__THE EXERCISE__:
Repeat everything from the first line of the listing below through the line that contains "ax = fig.add_axes([0.0798, 0.0918, 0.8587, 0.8829])", exactly. Leave out pictures.
◇ ◇ ◇
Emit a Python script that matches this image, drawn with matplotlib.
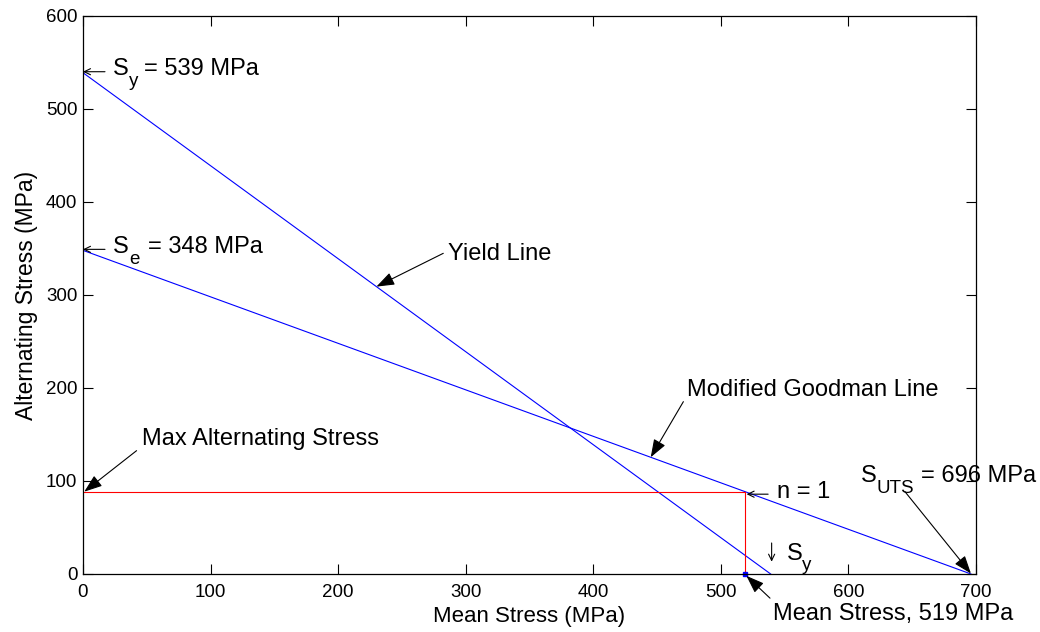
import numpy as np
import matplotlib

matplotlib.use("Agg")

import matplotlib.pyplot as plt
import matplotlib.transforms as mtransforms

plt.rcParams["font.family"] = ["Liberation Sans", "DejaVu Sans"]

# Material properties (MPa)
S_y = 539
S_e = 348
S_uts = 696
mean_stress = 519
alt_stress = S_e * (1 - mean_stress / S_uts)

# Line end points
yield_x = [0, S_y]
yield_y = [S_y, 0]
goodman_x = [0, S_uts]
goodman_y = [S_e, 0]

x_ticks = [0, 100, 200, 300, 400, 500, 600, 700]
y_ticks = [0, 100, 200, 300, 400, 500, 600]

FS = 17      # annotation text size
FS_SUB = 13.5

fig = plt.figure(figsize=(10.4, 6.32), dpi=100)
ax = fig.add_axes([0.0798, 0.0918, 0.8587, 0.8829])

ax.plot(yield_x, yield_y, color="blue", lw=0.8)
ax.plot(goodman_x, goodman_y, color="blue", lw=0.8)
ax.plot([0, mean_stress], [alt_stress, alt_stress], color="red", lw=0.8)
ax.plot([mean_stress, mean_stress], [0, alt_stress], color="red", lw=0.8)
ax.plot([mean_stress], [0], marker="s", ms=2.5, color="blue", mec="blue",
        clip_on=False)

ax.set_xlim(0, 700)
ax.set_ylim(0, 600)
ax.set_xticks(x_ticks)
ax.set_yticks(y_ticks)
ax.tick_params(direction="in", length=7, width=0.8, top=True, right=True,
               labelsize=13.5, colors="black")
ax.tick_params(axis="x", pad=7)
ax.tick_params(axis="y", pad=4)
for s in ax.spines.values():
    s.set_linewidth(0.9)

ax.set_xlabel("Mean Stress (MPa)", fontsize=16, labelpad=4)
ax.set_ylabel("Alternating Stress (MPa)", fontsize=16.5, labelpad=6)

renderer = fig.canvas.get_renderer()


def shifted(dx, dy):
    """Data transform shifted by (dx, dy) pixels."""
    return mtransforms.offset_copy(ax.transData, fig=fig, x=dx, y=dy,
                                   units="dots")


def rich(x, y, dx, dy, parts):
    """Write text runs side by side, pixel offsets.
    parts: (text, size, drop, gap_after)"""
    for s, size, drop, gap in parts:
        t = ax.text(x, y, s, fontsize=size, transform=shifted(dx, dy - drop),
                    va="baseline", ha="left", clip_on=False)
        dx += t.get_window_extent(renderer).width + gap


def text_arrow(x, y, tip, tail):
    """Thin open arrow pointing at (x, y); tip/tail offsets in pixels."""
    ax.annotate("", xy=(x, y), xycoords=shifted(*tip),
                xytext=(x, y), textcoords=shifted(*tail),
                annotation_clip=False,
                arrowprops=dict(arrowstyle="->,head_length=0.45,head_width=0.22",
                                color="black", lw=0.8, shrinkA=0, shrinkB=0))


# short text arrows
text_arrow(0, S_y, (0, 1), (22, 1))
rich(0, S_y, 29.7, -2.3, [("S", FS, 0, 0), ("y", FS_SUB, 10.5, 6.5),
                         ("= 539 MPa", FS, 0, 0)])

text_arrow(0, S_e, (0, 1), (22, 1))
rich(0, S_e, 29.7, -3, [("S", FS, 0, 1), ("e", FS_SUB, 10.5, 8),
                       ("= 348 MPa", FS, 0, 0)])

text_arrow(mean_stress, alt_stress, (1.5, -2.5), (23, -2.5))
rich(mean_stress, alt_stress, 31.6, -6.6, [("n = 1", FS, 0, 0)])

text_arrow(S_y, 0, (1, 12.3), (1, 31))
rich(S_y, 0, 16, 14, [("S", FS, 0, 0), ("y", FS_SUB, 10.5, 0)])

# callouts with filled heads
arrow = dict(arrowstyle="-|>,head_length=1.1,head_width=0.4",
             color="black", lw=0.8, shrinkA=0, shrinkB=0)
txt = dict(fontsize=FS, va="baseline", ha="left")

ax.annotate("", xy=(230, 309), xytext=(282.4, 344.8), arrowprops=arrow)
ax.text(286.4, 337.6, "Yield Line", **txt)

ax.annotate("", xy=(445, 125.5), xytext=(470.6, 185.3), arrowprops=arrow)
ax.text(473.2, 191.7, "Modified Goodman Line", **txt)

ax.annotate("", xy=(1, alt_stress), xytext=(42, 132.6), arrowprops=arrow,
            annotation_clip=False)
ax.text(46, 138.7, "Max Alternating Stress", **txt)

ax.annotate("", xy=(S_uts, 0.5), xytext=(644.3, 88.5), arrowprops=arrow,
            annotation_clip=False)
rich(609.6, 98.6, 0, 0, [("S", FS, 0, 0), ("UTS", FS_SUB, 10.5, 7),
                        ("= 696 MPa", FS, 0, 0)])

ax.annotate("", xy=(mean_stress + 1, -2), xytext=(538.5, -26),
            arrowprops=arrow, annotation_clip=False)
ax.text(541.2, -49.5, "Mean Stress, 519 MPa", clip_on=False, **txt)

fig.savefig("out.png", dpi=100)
◇ ◇ ◇
__EXPECTED OUTPUT__:
Emit a Python script that matches this image, drawn with matplotlib.
import numpy as np
import matplotlib

matplotlib.use("Agg")

import matplotlib.pyplot as plt
import matplotlib.transforms as mtransforms

plt.rcParams["font.family"] = ["Liberation Sans", "DejaVu Sans"]

# Material properties (MPa)
S_y = 539
S_e = 348
S_uts = 696
mean_stress = 519
alt_stress = S_e * (1 - mean_stress / S_uts)

# Line end points
yield_x = [0, S_y]
yield_y = [S_y, 0]
goodman_x = [0, S_uts]
goodman_y = [S_e, 0]

x_ticks = [0, 100, 200, 300, 400, 500, 600, 700]
y_ticks = [0, 100, 200, 300, 400, 500, 600]

FS = 17      # annotation text size
FS_SUB = 13.5

fig = plt.figure(figsize=(10.4, 6.32), dpi=100)
ax = fig.add_axes([0.0798, 0.0918, 0.8587, 0.8829])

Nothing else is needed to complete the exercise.